HMRC provides new AA calculators

There are now standard and enhanced versions of HMRC’s AA calculators.

The new standard calculator is for customers who have not previously needed to consider the use of carry forward for any of the previous three tax years.


PPI publishes Briefing Note 66 – Freedom and Choice in Pensions: comparing international retirement systems and the role of annuitisation

The briefing note finds that, while the demand for annuities is expected to fall in the short term as a result of the new freedoms and flexibilities being announced, improved annuity products may still prove to be an attractive retirement income solution for some groups in the future.

The PPI’s review of international retirement systems highlights a number of factors that affect the demand for annuities across different countries which will be relevant to how the market develops in the UK.  These include:

  • underlying cultural attitudes and the appetite for a secure and guaranteed source of income in retirement
  • the structure, variety and perceived value of other retirement income products on offer in the market
  • the timing and framing of the decisions about how to allocate pension savings and
  • the perceived attractiveness of the annuity rates on offer.

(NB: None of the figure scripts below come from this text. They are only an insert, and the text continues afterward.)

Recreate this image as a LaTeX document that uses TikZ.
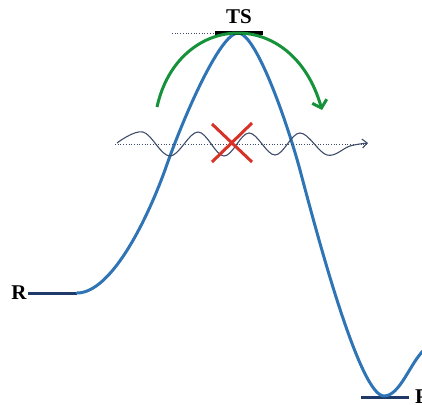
\documentclass[tikz,border=0pt]{standalone}
\usepackage{fontspec}
\setmainfont{Liberation Serif}
\usetikzlibrary{arrows.meta}
\definecolor{curveblue}{HTML}{2F74B5}
\definecolor{barnavy}{HTML}{1F3A68}
\definecolor{wavegrey}{HTML}{3E4C6A}
\definecolor{arrowgreen}{HTML}{16923A}
\definecolor{crossred}{HTML}{D63228}
\tikzset{
  lbl/.style={font=\bfseries\fontsize{21}{21}\selectfont, inner sep=0pt},
  pes/.style={curveblue, line width=3pt, line cap=round},
  levelbar/.style={barnavy, line width=3pt},
  tsbar/.style={black, line width=3.5pt},
  refline/.style={wavegrey, line width=0.7pt, dotted},
  wave/.style={wavegrey, line width=1.1pt},
  turn/.style={arrowgreen, line width=3pt},
  cross/.style={crossred, line width=3pt}
}
\begin{document}
\begin{tikzpicture}[x=1pt,y=-1pt]
\useasboundingbox (0,0) rectangle (422,404);
% labels
\node[lbl] (R) at (19,293) {R};
\node[lbl] (TS) at (239,17) {TS};
\node[lbl, anchor=west] (P) at (415,397) {P};
% level bars
\coordinate (rA) at (28,293);
\coordinate (rB) at (77,293);
\draw[levelbar] (rA) -- (rB);
\coordinate (pA) at (361,397);
\coordinate (pB) at (409,397);
\draw[levelbar] (pA) -- (pB);
% dotted reference line at TS
\coordinate (tsL) at (172,33);
\coordinate (tsA) at (215,33);
\coordinate (tsB) at (263,33);
\draw[refline] (tsL) -- (tsA);
% energy curve
\coordinate (c1) at (165,170);
\coordinate (top) at (238,33);
\coordinate (c3) at (300,170);
\coordinate (bot) at (384,396);
\coordinate (cend) at (424,350);
\draw[pes] (rB) .. controls (110,293) and (145,225) .. (c1)
  .. controls (183,118) and (220,33) .. (top)
  .. controls (256,33) and (287,122) .. (c3)
  .. controls (318,238) and (360,396) .. (bot)
  .. controls (400,396) and (410,363) .. (cend);
\draw[tsbar] (tsA) -- (tsB);
% green arrow
\coordinate (gS) at (157,107);
\coordinate (gE) at (322,110);
\draw[turn, -{Straight Barb[length=7pt,width=15pt,line width=3pt]}]
  (gS) .. controls (178,12) and (292,5) .. (gE);
% wave and its axis
\coordinate (wS) at (115,144);
\coordinate (wE) at (368,144);
\draw[refline] (wS) -- (wE);
\draw[wave, -{Straight Barb[length=5pt,width=9pt]}] plot[smooth, tension=0.6] coordinates {
 (117,143) (143,132) (170,156) (198,132) (224,156) (249,133) (275,155)
 (300,133) (327,155) (350,146) (368,143)};
% red cross
\coordinate (xA) at (212,124);
\coordinate (xB) at (252,162);
\coordinate (xC) at (252,123);
\coordinate (xD) at (212,162);
\draw[cross] (xA) -- (xB);
\draw[cross] (xC) -- (xD);
\end{tikzpicture}
\end{document}
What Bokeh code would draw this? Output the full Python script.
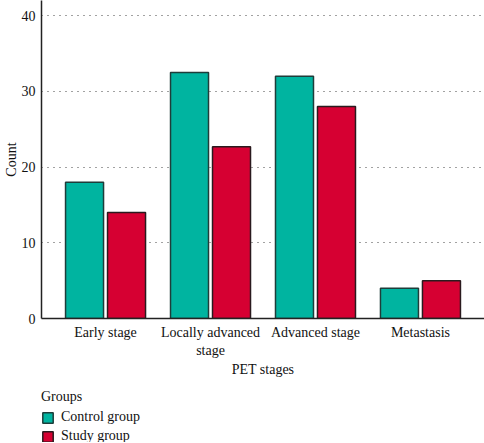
from bokeh.plotting import figure
from bokeh.models import FactorRange, Range1d, Legend, LegendItem, ColumnDataSource
from bokeh.layouts import column
from bokeh.transform import dodge
from bokeh.embed import file_html
from bokeh.resources import INLINE

categories = ["Early stage", "Locally advanced\nstage", "Advanced stage", "Metastasis"]
control_group = [18, 32.5, 32, 4]
study_group = [14, 22.7, 28, 5]
series_names = ["Control group", "Study group"]
y_ticks = [0, 10, 20, 30, 40]

FONT = "Liberation Serif"
TEAL = "#00b4a0"
RED = "#d60032"
EDGE1 = "#1e3d3a"
EDGE2 = "#2a1a1e"

src = ColumnDataSource(dict(cat=categories, control=control_group, study=study_group))

p = figure(x_range=FactorRange(*categories, range_padding=0.11, range_padding_units="absolute"),
           y_range=Range1d(0, 42),
           frame_width=443, frame_height=318,
           output_backend="svg", toolbar_location=None,
           min_border_left=41, min_border_right=0, min_border_top=0, min_border_bottom=0)
p.outline_line_color = None
p.background_fill_color = "white"

p.vbar(x=dodge("cat", -0.2, range=p.x_range), top="control", width=0.362, source=src,
       fill_color=TEAL, line_color=EDGE1, line_width=1.5)
p.vbar(x=dodge("cat", 0.2, range=p.x_range), top="study", width=0.362, source=src,
       fill_color=RED, line_color=EDGE2, line_width=1.5)

p.xgrid.grid_line_color = None
p.ygrid.grid_line_color = "#444444"
p.ygrid.grid_line_dash = "1 5"
p.ygrid.grid_line_width = 1.2
p.ygrid.ticker = y_ticks[1:]

p.yaxis.ticker = y_ticks
p.yaxis.axis_label = "Count"
p.xaxis.axis_label = "PET stages"
for ax in (p.xaxis, p.yaxis):
    ax.axis_line_color = "#222222"
    ax.axis_line_width = 1.5
    ax.major_tick_line_color = None
    ax.minor_tick_line_color = None
    ax.major_tick_out = 0
    ax.major_tick_in = 0
    ax.minor_tick_out = 0
    ax.minor_tick_in = 0
    ax.major_label_text_font = FONT
    ax.major_label_text_font_size = "14px"
    ax.major_label_text_color = "#111111"
    ax.axis_label_text_font = FONT
    ax.axis_label_text_font_size = "14px"
    ax.axis_label_text_font_style = "normal"
    ax.axis_label_text_color = "#111111"
p.yaxis.major_label_standoff = 6
p.yaxis.axis_label_standoff = 0
p.xaxis.major_label_standoff = 6
p.xaxis.axis_label_standoff = 1

# legend panel
p2 = figure(width=484, height=63, x_range=Range1d(0, 1), y_range=Range1d(0, 1),
            output_backend="svg", toolbar_location=None,
            min_border_left=38, min_border_right=0, min_border_top=10, min_border_bottom=0)
p2.axis.visible = False
p2.grid.visible = False
p2.outline_line_color = None
# zero-size key glyphs: they give the legend its swatches without drawing a mark
key_src = ColumnDataSource(dict(x=[0.7], top=[0.5], bottom=[0.5]))
l1 = p2.vbar(x="x", top="top", bottom="bottom", width=0, source=key_src,
             fill_color=TEAL, line_color=EDGE1, line_width=1.5)
l2 = p2.vbar(x="x", top="top", bottom="bottom", width=0, source=key_src,
             fill_color=RED, line_color=EDGE2, line_width=1.5)

legend = Legend(items=[LegendItem(label=series_names[0], renderers=[l1]),
                       LegendItem(label=series_names[1], renderers=[l2])],
                title="Groups", orientation="vertical", location="top_left",
                border_line_color=None, background_fill_alpha=0,
                label_text_font=FONT, label_text_font_size="14px", label_text_color="#111111",
                title_text_font=FONT, title_text_font_size="14px", title_text_font_style="normal",
                title_text_color="#111111",
                glyph_width=13, glyph_height=13, label_standoff=7, spacing=3,
                padding=0, margin=0, label_height=14, title_standoff=4)
p2.add_layout(legend, "center")

layout = column(p, p2, spacing=0)
open("out.html", "w").write(file_html(layout, INLINE))
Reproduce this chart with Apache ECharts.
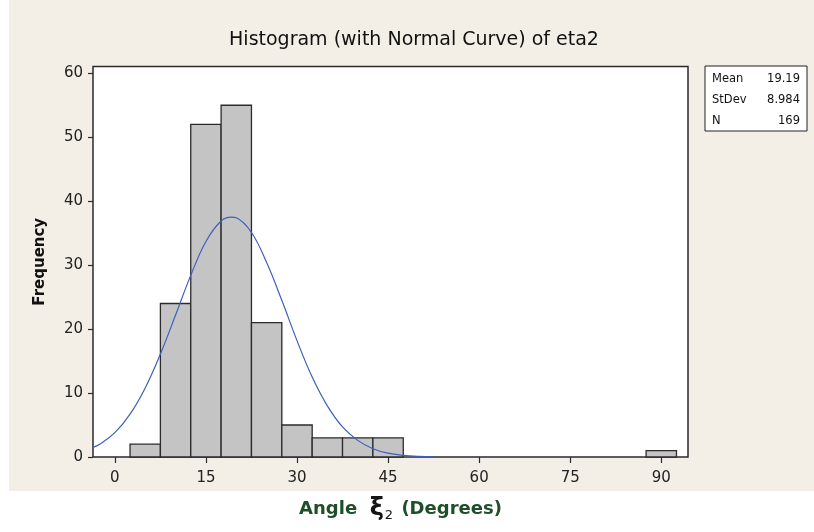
<!DOCTYPE html>
<html>
<head>
<meta charset="utf-8">
<script src="https://cdn.jsdelivr.net/npm/echarts@6/dist/echarts.min.js"></script>
<style>
  html, body { margin: 0; padding: 0; background: #ffffff; }
  #chart {
    width: 814px; height: 532px;
    background: linear-gradient(#f3eee6, #f3eee6) no-repeat 9px 0 / 805px 491px, #ffffff;
  }
</style>
</head>
<body>
<div id="chart"></div>
<script>
// ---- data ----
const binCenters = [5, 10, 15, 20, 25, 30, 35, 40, 45, 50, 55, 60, 65, 70, 75, 80, 85, 90];
const counts     = [2, 24, 52, 55, 21, 5, 3, 3, 3, 0, 0, 0, 0, 0, 0, 0, 0, 1];
const binWidth = 5;

// normal curve
const curveX = [-3.6, -2.5, 0, 2.5, 5, 7.5, 10, 12.5, 15, 17.5, 19.2, 20, 22.5, 25, 27.5, 30, 32.5, 35, 37.5, 40, 42.5, 45, 47.5, 50, 52.7];
const curveY = [1.5, 2.0, 3.8, 6.7, 10.8, 16.1, 22.2, 28.4, 33.7, 36.9, 37.5, 37.4, 35.1, 30.4, 24.5, 18.2, 12.5, 8.0, 4.7, 2.6, 1.3, 0.6, 0.26, 0.1, 0.04];

const xTicks = [0, 15, 30, 45, 60, 75, 90];
const yTicks = [0, 10, 20, 30, 40, 50, 60];

const statLabels = ['Mean', 'StDev', 'N'];
const statValues = ['19.19', '8.984', '169'];

const titleText = 'Histogram (with Normal Curve) of eta2';
const yName = 'Frequency';

// ---- chart ----
const chart = echarts.init(document.getElementById('chart'), null, { renderer: 'canvas' });
const FF = 'DejaVu Sans';

const statGraphics = [{
  type: 'rect',
  shape: { x: 705, y: 66, width: 102, height: 65 },
  style: { fill: '#ffffff', stroke: '#222222', lineWidth: 1 }
}];
statLabels.forEach((lab, i) => {
  const y = 79 + i * 21;
  statGraphics.push({
    type: 'text', x: 712, y: y,
    style: { text: lab, font: '11.5px "DejaVu Sans"', fill: '#111', verticalAlign: 'middle', align: 'left' }
  });
  statGraphics.push({
    type: 'text', x: 800, y: y,
    style: { text: statValues[i], font: '11.5px "DejaVu Sans"', fill: '#111', verticalAlign: 'middle', align: 'right' }
  });
});

const option = {
  animation: false,
  backgroundColor: 'transparent',
  title: {
    text: titleText,
    left: 414, top: 31, padding: 0,
    textAlign: 'center',
    textStyle: { fontFamily: FF, fontSize: 19, fontWeight: 'normal', color: '#111' }
  },
  grid: {
    left: 93, right: 126, top: 66.5, bottom: 75,
    show: true, backgroundColor: '#ffffff',
    borderColor: '#2a2a2a', borderWidth: 1.5
  },
  xAxis: {
    type: 'value',
    min: -3.6, max: 94.4,
    axisLine: { show: false, onZero: false },
    splitLine: { show: false },
    axisTick: { show: true, inside: false, length: 6, lineStyle: { color: '#2a2a2a', width: 1.2 }, customValues: xTicks },
    axisLabel: { margin: 14, fontFamily: FF, fontSize: 15, color: '#222', customValues: xTicks },
    name: '{t|Angle  }{xi|ξ}{sub|2}{t| (Degrees)}',
    nameLocation: 'middle',
    nameGap: 39,
    nameTextStyle: {
      padding: [0, 0, 0, 20],
      rich: {
        t: { fontFamily: FF, fontSize: 18, fontWeight: 'bold', color: '#1f4f2a', lineHeight: 26, verticalAlign: 'middle' },
        xi: { fontFamily: FF, fontSize: 24, fontWeight: 'bold', color: '#151515', lineHeight: 26, verticalAlign: 'middle' },
        sub: { fontFamily: FF, fontSize: 13, color: '#151515', lineHeight: 26, verticalAlign: 'bottom', padding: [0, 2, 0, 1] }
      }
    }
  },
  yAxis: {
    type: 'value',
    min: 0, max: 61.06,
    axisLine: { show: false, onZero: false },
    splitLine: { show: false },
    axisTick: { show: true, inside: false, length: 5, lineStyle: { color: '#2a2a2a', width: 1.2 }, customValues: yTicks },
    axisLabel: { margin: 10, fontFamily: FF, fontSize: 15, color: '#222', customValues: yTicks },
    name: yName,
    nameLocation: 'middle',
    nameGap: 45,
    nameTextStyle: { fontFamily: FF, fontSize: 15, fontWeight: 'bold', color: '#111' }
  },
  series: [
    {
      type: 'custom',
      z: 2,
      data: binCenters.map((c, i) => [c, counts[i]]),
      encode: { x: 0, y: 1 },
      renderItem: function (params, api) {
        const c = api.value(0), v = api.value(1);
        if (!v) return null;
        const p0 = api.coord([c - binWidth / 2, v]);
        const p1 = api.coord([c + binWidth / 2, 0]);
        return {
          type: 'rect',
          shape: { x: p0[0], y: p0[1], width: p1[0] - p0[0], height: p1[1] - p0[1] },
          style: { fill: '#c4c4c4', stroke: '#2b2b2b', lineWidth: 1.3 }
        };
      }
    },
    {
      type: 'line',
      z: 3,
      data: curveX.map((x, i) => [x, curveY[i]]),
      smooth: 0.4,
      showSymbol: false,
      symbol: 'none',
      lineStyle: { color: '#3f5fbf', width: 1.2 }
    }
  ],
  graphic: statGraphics
};
chart.setOption(option);
</script>
</body>
</html>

PPF updates valuation assumption guidance

On 8 May 2014, the PPF updated its valuation assumption guidance for both section 179 and section 143 valuations.

By law, the PPF has to set its valuation assumptions to reflect pricing in the bulk annuity market.

The new assumptions, which take effect from 1 May 2014, have been set following talks with insurers earlier in the year and confirmed with respondents following a consultation.

The PPF will be monitoring the market closely so that any changes can be reflected in the assumptions as and when the CPI market develops.

In summary, the assumption changes are to:

  • reduce the effective yields used to discount future payments for compensation in payment
  • increase the yields used to discount future payments for compensation in deferment
  • update the assumption about current mortality rates and future longevity improvements and
  • increase the assumption for expenses.